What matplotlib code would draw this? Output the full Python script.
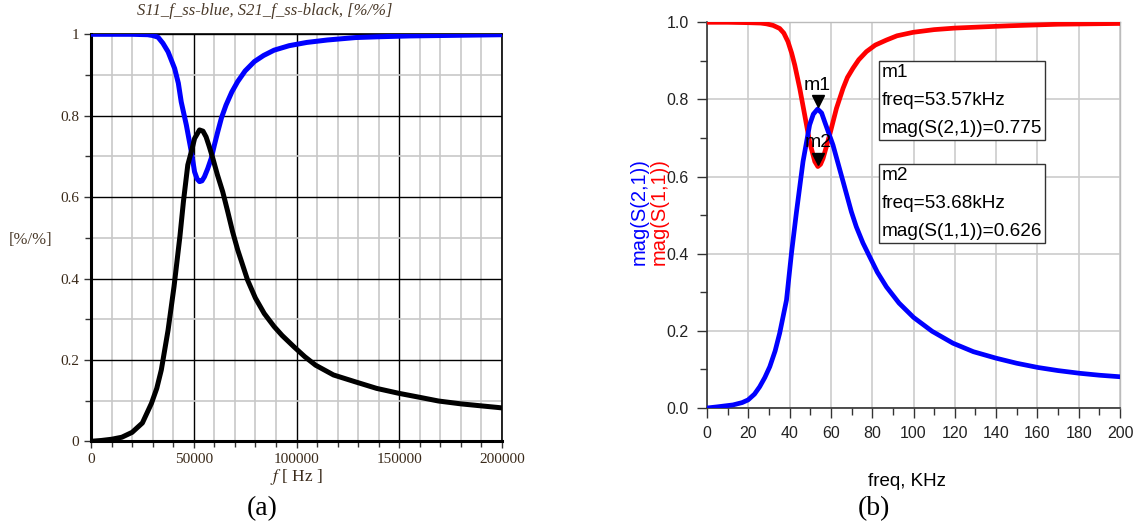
import numpy as np
import matplotlib
matplotlib.use("Agg")
import matplotlib.pyplot as plt
from matplotlib.ticker import MultipleLocator
from matplotlib.transforms import offset_copy

# ---------------- data (a) ----------------
fa_s21 = [0, 5000, 10000, 15000, 20000, 25000, 29400, 32000, 34200, 37500, 40400, 43300,
          45000, 47100, 49000, 50400, 52800, 54500, 56000, 57500, 59300, 61500, 64100,
          66500, 68900, 71400, 76200, 80000, 84300, 89100, 93000, 98800, 104000, 109300,
          118000, 128700, 139000, 149700, 160000, 169100, 180000, 190000, 198200, 200000]
va_s21 = [0.0, 0.002, 0.005, 0.01, 0.022, 0.045, 0.093, 0.13, 0.175, 0.273, 0.38, 0.505,
          0.59, 0.679, 0.715, 0.744, 0.765, 0.762, 0.748, 0.725, 0.695, 0.655, 0.613,
          0.565, 0.515, 0.47, 0.396, 0.352, 0.314, 0.282, 0.26, 0.232, 0.208, 0.187,
          0.163, 0.146, 0.13, 0.118, 0.108, 0.099, 0.092, 0.087, 0.083, 0.082]

fa_s11 = [0, 10000, 20000, 27600, 30000, 32600, 35000, 37500, 40700, 42500, 43900, 46400,
          48800, 50400, 51600, 52800, 54000, 55200, 56800, 58500, 60000, 61700, 63500,
          65700, 68500, 71400, 75000, 79500, 84000, 89100, 96400, 105000, 115000, 128700,
          140000, 155000, 170000, 185000, 200000]
va_s11 = [1.0, 1.0, 1.0, 0.999, 0.997, 0.993, 0.978, 0.957, 0.916, 0.88, 0.834, 0.777,
          0.712, 0.662, 0.645, 0.638, 0.64, 0.65, 0.67, 0.695, 0.727, 0.761, 0.795,
          0.826, 0.858, 0.884, 0.91, 0.933, 0.948, 0.961, 0.972, 0.98, 0.986, 0.992,
          0.994, 0.996, 0.997, 0.998, 0.999]

# ---------------- data (b) ----------------
fb_s11 = [0, 10, 20, 26, 28.8, 32, 35.2, 37.2, 39.2, 41, 42.5, 44.9, 47.3, 49.7, 52.2,
          53.68, 55, 56.2, 59.4, 62.7, 65.9, 68, 70.7, 73.5, 77.2, 81.5, 86.9, 92, 99.8,
          110, 120, 133, 146.6, 170, 200]
vb_s11 = [1.0, 1.0, 0.999, 0.998, 0.996, 0.992, 0.984, 0.972, 0.95, 0.92, 0.889, 0.829,
          0.76, 0.69, 0.639, 0.626, 0.632, 0.647, 0.708, 0.777, 0.829, 0.857, 0.881,
          0.903, 0.924, 0.941, 0.954, 0.965, 0.974, 0.981, 0.985, 0.988, 0.991, 0.995,
          0.997]

fb_s21 = [0, 5, 12.6, 17, 19.9, 23, 25.5, 28, 30.4, 33, 35.2, 38.5, 40.9, 43.3, 46.5,
          49.7, 51.5, 53.57, 55.5, 57.0, 61.0, 65.9, 69.9, 72.3, 75.5, 78.8, 82.5, 86.9,
          93, 100, 109, 119.1, 129, 140.1, 150, 160.3, 170, 180.5, 190, 200]
vb_s21 = [0.0, 0.003, 0.008, 0.014, 0.021, 0.036, 0.055, 0.079, 0.107, 0.148, 0.194,
          0.28, 0.401, 0.507, 0.639, 0.734, 0.762, 0.775, 0.765, 0.742, 0.682, 0.587,
          0.509, 0.47, 0.428, 0.392, 0.352, 0.314, 0.272, 0.235, 0.199, 0.168, 0.146,
          0.129, 0.116, 0.105, 0.097, 0.09, 0.085, 0.081]

m1_freq, m1_val = 53.57, 0.775
m2_freq, m2_val = 53.68, 0.626

xa_ticks = [0, 50000, 100000, 150000, 200000]
ya_ticks = [0, 0.2, 0.4, 0.6, 0.8, 1.0]
ya_labels = ["0", "0.2", "0.4", "0.6", "0.8", "1"]
xb_ticks = list(range(0, 201, 20))
yb_ticks = [0.0, 0.2, 0.4, 0.6, 0.8, 1.0]

W, H = 1134, 525
plt.rcParams['mathtext.fontset'] = 'stix'
fig = plt.figure(figsize=(W / 100, H / 100), dpi=100)

def fx(px):
    return px / W

def fy(py):
    return 1 - py / H

serif = ['Liberation Serif', 'DejaVu Serif']
sans = ['Liberation Sans', 'DejaVu Sans']

# ================= panel (a) =================
axa = fig.add_axes([fx(91), fy(441.3), (502 - 91) / W, (441.3 - 34.3) / H])
axa.set_xlim(0, 200000)
axa.set_ylim(0, 1)
axa.xaxis.set_minor_locator(MultipleLocator(10000))
axa.yaxis.set_minor_locator(MultipleLocator(0.1))
axa.set_xticks(xa_ticks)
axa.set_xticklabels([str(t) for t in xa_ticks])
axa.set_yticks(ya_ticks)
axa.set_yticklabels(ya_labels)
axa.grid(which='minor', color='#c8c8c8', lw=1.2, zorder=0)
axa.grid(which='major', color='black', lw=1.0, zorder=0.5)
axa.set_axisbelow(True)
axa.plot(fa_s11, va_s11, color='#0000ff', lw=3.6, solid_joinstyle='round', zorder=3)
axa.plot(fa_s21, va_s21, color='black', lw=3.6, solid_joinstyle='round', zorder=3)
for s in ['left', 'bottom']:
    axa.spines[s].set_linewidth(2.2)
for s in ['top', 'right']:
    axa.spines[s].set_linewidth(1.2)
axa.tick_params(which='both', direction='out', length=4, width=1, colors='#333333')
axa.tick_params(which='major', length=5)
for lab in axa.get_xticklabels() + axa.get_yticklabels():
    lab.set_fontfamily(serif)
    lab.set_fontsize(11)
    lab.set_color('#3a2a1a')
axa.set_xlabel(r'$f$ [ Hz ]', fontsize=12.5, family=serif, color='#3a2a1a', labelpad=1)
fig.text(fx(265), fy(11), 'S11_f_ss-blue, S21_f_ss-black, [%/%]', ha='center', va='center',
         fontsize=12, family=serif, style='italic', color='#4a3a2a')
fig.text(fx(31), fy(240), '[%/%]', ha='center', va='center', fontsize=12, family=serif,
         color='#4a3a2a')
fig.text(fx(262), fy(509), '(a)', ha='center', va='center', fontsize=20, family=serif)

# ================= panel (b) =================
axb = fig.add_axes([fx(707), fy(408), (1120 - 707) / W, (408 - 22.3) / H])
axb.set_xlim(0, 200)
axb.set_ylim(0, 1)
axb.set_xticks(xb_ticks)
axb.set_yticks(yb_ticks)
axb.set_yticklabels([f"{t:.1f}" for t in yb_ticks])
axb.xaxis.set_minor_locator(MultipleLocator(10))
axb.yaxis.set_minor_locator(MultipleLocator(0.1))
axb.grid(which='major', color='#cccccc', lw=1.2)
axb.set_axisbelow(True)
axb.plot(fb_s11, vb_s11, color='#ff0000', lw=3.4, solid_joinstyle='round', zorder=3)
axb.plot(fb_s21, vb_s21, color='#0000ff', lw=3.4, solid_joinstyle='round', zorder=3)
for s in ['left', 'bottom']:
    axb.spines[s].set_color('#333333')
    axb.spines[s].set_linewidth(1.2)
for s in ['top', 'right']:
    axb.spines[s].set_color('#bbbbbb')
    axb.spines[s].set_linewidth(1.0)
axb.tick_params(which='major', direction='out', length=7, width=1, colors='#333333', pad=6)
axb.tick_params(which='minor', direction='out', length=5, width=1, colors='#333333')
for lab in axb.get_xticklabels() + axb.get_yticklabels():
    lab.set_fontfamily(sans)
    lab.set_fontsize(11.5)
    lab.set_color('#222222')

# markers
ms = 9
trans = offset_copy(axb.transData, fig=fig, y=ms / 2 + 1, units='points')
axb.plot([m1_freq], [m1_val], marker='v', ms=ms, color='black', transform=trans, zorder=5,
         clip_on=False)
axb.plot([m2_freq], [m2_val], marker='v', ms=ms, color='black', transform=trans, zorder=5,
         clip_on=False)
axb.annotate('m1', (m1_freq, m1_val), xytext=(0, 11), textcoords='offset points',
             ha='center', va='bottom', fontsize=14, family=sans, zorder=6)
axb.annotate('m2', (m2_freq, m2_val), xytext=(0, 11), textcoords='offset points',
             ha='center', va='bottom', fontsize=14, family=sans, zorder=6)

box_kw = dict(boxstyle='square,pad=0.15', fc='white', ec='#333333', lw=1.0)
txt1 = f"m1\nfreq={m1_freq:.2f}kHz\nmag(S(2,1))={m1_val:.3f}"
txt2 = f"m2\nfreq={m2_freq:.2f}kHz\nmag(S(1,1))={m2_val:.3f}"
for txt, ytop in [(txt1, 0.893), (txt2, 0.625)]:
    axb.text(0.423, ytop, txt, transform=axb.transAxes, ha='left', va='top',
             fontsize=13.7, family=sans, linespacing=1.85, bbox=box_kw, zorder=6)

fig.text(fx(639), fy(212), 'mag(S(2,1))', rotation=90, ha='center', va='center',
         fontsize=14.5, family=sans, color='#0000ff')
fig.text(fx(659), fy(212), 'mag(S(1,1))', rotation=90, ha='center', va='center',
         fontsize=14.5, family=sans, color='#ff0000')
fig.text(fx(907), fy(482), 'freq, KHz', ha='center', va='center', fontsize=13.5,
         family=sans)
fig.text(fx(874), fy(509), '(b)', ha='center', va='center', fontsize=20, family=serif)

fig.savefig('out.png', dpi=100)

──────

**The task**
Your task is to reproduce exactly the lines from the start of the data above through the line containing "0.087, 0.083, 0.082]", leaving every picture out.

**Finished answer**
What matplotlib code would draw this? Output the full Python script.
import numpy as np
import matplotlib
matplotlib.use("Agg")
import matplotlib.pyplot as plt
from matplotlib.ticker import MultipleLocator
from matplotlib.transforms import offset_copy

# ---------------- data (a) ----------------
fa_s21 = [0, 5000, 10000, 15000, 20000, 25000, 29400, 32000, 34200, 37500, 40400, 43300,
          45000, 47100, 49000, 50400, 52800, 54500, 56000, 57500, 59300, 61500, 64100,
          66500, 68900, 71400, 76200, 80000, 84300, 89100, 93000, 98800, 104000, 109300,
          118000, 128700, 139000, 149700, 160000, 169100, 180000, 190000, 198200, 200000]
va_s21 = [0.0, 0.002, 0.005, 0.01, 0.022, 0.045, 0.093, 0.13, 0.175, 0.273, 0.38, 0.505,
          0.59, 0.679, 0.715, 0.744, 0.765, 0.762, 0.748, 0.725, 0.695, 0.655, 0.613,
          0.565, 0.515, 0.47, 0.396, 0.352, 0.314, 0.282, 0.26, 0.232, 0.208, 0.187,
          0.163, 0.146, 0.13, 0.118, 0.108, 0.099, 0.092, 0.087, 0.083, 0.082]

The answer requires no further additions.